Problem statement.
Leave the pictures out and quote every line from the start of the listing to the line with "from matplotlib.ticker import MultipleLocator", inclusive.

--- Start Dataset section ---

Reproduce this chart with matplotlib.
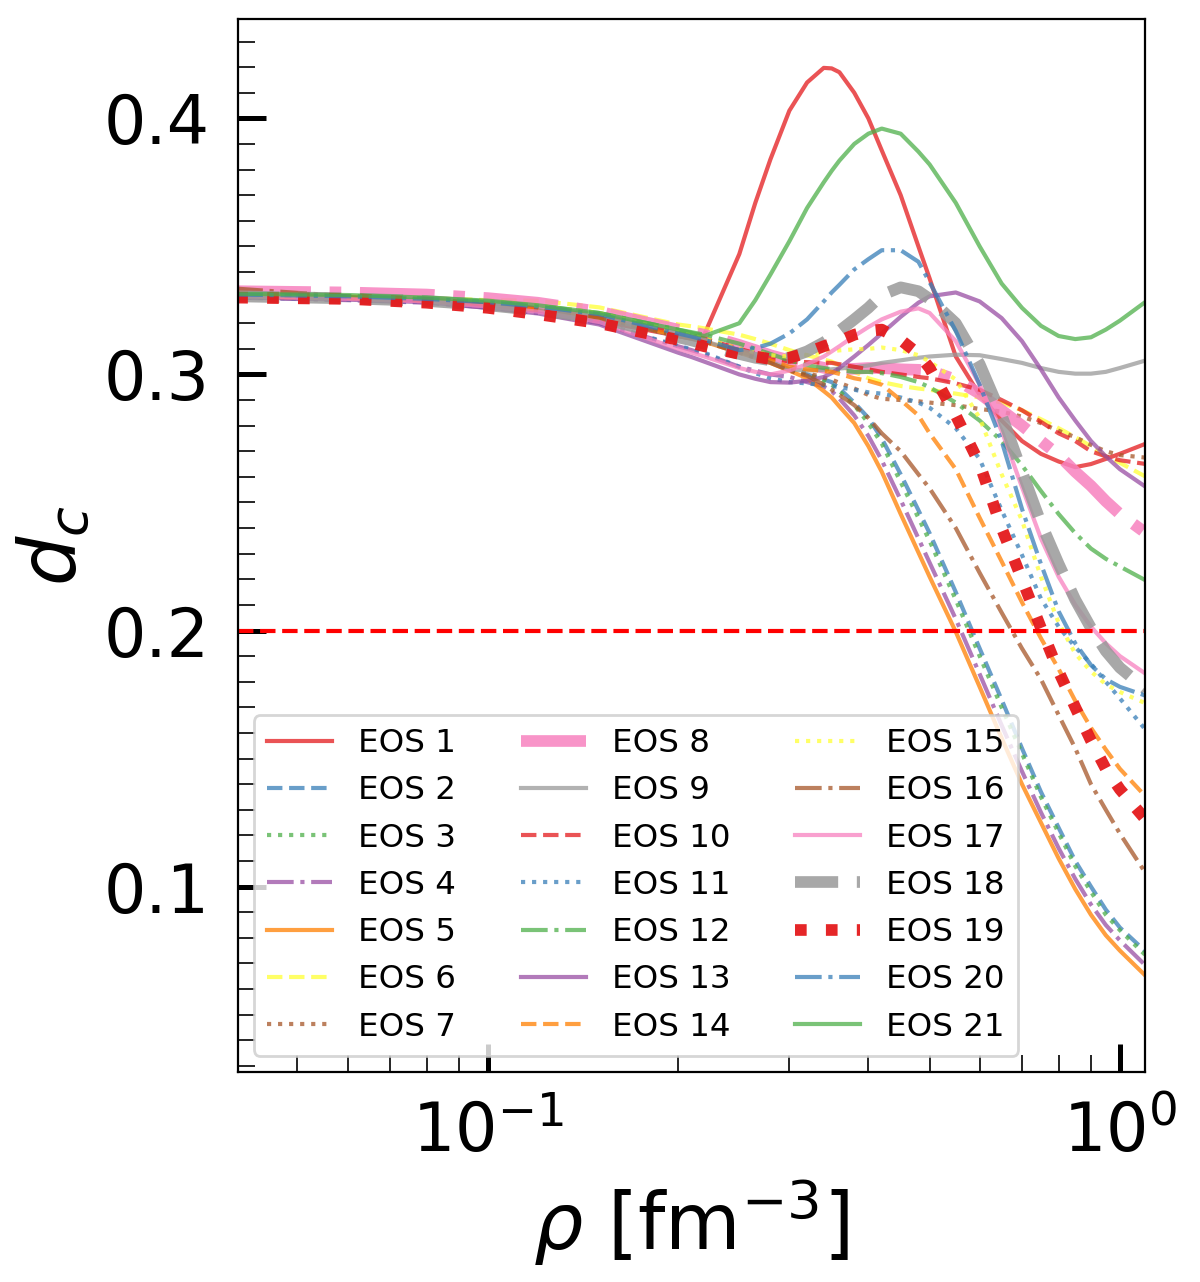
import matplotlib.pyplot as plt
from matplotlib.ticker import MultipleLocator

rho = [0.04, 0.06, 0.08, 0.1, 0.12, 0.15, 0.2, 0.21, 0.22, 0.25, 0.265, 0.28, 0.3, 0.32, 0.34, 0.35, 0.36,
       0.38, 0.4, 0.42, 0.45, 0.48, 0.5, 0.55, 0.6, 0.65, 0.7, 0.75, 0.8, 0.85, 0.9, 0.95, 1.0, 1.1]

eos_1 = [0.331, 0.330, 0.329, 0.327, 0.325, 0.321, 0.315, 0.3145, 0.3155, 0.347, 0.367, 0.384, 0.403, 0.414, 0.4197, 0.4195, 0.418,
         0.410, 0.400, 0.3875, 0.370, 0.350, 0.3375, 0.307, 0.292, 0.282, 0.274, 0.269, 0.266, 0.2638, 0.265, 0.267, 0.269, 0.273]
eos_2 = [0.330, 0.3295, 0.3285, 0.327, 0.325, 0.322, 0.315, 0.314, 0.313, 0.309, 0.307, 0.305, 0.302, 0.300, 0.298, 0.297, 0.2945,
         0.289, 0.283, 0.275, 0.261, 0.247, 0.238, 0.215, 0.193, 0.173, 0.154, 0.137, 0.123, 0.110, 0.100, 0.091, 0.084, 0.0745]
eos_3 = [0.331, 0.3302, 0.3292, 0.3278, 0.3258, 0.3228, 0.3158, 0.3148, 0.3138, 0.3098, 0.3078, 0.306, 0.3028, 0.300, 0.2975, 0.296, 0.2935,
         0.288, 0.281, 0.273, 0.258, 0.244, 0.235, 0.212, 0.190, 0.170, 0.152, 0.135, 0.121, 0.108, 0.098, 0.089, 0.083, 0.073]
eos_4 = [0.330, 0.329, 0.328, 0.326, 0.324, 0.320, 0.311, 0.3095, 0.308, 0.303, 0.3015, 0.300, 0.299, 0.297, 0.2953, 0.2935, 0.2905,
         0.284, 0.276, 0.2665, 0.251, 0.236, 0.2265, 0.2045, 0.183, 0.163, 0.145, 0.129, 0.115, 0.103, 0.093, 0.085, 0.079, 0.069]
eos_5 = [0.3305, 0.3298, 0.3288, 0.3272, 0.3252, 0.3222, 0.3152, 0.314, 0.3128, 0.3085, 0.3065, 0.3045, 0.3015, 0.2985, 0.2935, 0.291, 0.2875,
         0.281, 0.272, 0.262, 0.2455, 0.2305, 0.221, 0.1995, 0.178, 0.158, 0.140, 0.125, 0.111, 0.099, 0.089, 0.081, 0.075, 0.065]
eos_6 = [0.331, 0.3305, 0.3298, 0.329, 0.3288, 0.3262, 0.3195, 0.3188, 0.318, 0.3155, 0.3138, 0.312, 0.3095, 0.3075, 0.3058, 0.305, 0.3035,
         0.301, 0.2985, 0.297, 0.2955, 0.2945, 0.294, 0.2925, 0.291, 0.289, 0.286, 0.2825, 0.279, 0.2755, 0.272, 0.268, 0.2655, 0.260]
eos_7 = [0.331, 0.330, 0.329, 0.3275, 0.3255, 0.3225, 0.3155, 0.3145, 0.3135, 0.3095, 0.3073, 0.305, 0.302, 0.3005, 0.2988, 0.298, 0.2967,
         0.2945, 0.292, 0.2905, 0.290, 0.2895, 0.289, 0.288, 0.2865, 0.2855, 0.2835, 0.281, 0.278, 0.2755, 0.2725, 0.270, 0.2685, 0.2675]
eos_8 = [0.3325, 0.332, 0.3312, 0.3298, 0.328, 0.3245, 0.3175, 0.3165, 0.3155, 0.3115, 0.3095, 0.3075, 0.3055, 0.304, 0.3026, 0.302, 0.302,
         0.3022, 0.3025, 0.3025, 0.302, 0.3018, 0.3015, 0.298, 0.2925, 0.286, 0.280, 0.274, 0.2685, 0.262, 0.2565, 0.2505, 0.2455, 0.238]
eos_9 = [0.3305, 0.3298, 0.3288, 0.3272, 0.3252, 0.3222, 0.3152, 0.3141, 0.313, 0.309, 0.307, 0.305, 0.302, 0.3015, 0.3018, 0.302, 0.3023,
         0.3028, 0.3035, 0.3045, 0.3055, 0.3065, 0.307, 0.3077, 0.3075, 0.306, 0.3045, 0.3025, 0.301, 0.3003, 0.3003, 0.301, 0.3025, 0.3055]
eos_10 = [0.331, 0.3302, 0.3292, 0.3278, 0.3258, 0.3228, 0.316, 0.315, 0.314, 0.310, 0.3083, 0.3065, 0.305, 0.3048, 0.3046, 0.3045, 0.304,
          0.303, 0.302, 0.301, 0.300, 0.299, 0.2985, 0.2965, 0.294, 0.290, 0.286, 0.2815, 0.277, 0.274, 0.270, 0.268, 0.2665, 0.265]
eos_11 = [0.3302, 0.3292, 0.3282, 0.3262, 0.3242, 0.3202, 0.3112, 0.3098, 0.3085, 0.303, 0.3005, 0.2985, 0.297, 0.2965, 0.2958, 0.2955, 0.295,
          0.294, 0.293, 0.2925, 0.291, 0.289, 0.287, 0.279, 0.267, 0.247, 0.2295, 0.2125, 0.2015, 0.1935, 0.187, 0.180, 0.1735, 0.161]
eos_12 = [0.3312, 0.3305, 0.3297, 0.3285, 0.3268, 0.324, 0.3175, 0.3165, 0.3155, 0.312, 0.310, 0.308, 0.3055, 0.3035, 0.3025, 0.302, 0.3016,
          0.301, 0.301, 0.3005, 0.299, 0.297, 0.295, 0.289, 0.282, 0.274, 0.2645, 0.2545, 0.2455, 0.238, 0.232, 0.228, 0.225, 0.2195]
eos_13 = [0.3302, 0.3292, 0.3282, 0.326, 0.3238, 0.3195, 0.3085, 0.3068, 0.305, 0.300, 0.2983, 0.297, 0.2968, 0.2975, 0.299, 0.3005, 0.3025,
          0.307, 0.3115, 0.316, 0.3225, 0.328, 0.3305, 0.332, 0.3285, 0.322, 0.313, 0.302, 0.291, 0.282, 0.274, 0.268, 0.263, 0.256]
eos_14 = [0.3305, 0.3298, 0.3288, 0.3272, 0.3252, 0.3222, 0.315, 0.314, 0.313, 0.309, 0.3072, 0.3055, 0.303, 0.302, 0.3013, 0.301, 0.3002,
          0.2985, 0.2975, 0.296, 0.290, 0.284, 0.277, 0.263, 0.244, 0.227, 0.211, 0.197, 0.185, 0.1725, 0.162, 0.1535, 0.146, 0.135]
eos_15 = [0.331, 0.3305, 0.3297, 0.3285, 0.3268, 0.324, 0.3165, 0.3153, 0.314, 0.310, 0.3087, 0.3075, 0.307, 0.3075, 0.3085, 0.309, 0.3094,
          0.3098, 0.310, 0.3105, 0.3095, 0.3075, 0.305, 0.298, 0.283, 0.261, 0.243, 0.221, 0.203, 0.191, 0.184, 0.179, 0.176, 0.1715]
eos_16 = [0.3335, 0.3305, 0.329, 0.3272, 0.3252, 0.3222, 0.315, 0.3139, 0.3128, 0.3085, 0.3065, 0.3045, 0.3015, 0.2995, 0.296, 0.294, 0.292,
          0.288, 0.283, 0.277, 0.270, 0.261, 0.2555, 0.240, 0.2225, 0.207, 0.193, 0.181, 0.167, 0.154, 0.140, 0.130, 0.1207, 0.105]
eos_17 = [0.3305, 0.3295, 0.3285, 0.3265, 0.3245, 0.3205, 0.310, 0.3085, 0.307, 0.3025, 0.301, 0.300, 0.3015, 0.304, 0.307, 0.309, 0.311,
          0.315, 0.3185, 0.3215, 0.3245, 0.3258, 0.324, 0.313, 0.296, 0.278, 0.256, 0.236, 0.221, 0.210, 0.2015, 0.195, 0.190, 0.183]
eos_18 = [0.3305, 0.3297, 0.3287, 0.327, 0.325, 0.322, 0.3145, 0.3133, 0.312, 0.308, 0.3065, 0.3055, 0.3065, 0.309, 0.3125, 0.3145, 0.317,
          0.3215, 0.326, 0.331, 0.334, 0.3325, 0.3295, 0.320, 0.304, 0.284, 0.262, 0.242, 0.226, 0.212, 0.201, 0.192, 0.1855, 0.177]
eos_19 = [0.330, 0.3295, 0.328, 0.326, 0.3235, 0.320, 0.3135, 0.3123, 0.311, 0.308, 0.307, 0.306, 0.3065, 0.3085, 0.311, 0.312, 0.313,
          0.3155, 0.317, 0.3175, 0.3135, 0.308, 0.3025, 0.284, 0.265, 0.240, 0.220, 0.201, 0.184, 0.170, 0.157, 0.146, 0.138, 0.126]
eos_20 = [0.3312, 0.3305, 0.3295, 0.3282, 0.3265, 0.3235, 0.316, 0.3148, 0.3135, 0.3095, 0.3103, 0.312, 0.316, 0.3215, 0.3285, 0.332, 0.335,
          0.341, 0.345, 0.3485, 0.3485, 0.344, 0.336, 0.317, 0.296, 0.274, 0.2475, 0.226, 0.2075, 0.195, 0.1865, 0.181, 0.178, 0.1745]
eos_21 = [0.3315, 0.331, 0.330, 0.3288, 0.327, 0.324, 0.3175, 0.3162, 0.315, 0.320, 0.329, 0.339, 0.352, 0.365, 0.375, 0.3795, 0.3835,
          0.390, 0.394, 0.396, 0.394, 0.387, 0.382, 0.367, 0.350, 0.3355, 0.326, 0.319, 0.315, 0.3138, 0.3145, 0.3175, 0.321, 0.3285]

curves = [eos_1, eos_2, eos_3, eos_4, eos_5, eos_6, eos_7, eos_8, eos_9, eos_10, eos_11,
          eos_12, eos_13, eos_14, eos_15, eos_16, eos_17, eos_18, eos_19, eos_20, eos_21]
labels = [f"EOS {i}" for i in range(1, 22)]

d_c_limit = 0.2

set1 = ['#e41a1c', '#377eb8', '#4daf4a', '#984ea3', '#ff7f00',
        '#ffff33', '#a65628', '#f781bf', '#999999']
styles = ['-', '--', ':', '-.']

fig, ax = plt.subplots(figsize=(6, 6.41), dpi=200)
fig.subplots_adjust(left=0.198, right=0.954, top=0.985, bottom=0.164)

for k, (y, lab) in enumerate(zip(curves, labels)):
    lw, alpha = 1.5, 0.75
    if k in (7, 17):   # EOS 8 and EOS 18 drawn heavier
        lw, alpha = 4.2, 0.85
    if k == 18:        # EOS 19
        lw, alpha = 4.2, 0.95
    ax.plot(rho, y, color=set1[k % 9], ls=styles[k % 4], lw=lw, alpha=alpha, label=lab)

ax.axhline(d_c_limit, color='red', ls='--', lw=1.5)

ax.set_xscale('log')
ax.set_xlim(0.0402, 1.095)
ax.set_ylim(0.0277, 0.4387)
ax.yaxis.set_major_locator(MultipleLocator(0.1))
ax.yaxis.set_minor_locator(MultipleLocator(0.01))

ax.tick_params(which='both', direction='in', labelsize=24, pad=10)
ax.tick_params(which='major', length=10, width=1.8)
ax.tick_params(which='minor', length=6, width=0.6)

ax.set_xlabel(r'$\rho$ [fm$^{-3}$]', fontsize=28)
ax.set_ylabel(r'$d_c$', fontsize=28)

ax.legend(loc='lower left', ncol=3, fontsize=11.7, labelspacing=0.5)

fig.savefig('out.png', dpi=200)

--- End Dataset section ---

Output of the exercise.
Reproduce this chart with matplotlib.
import matplotlib.pyplot as plt
from matplotlib.ticker import MultipleLocator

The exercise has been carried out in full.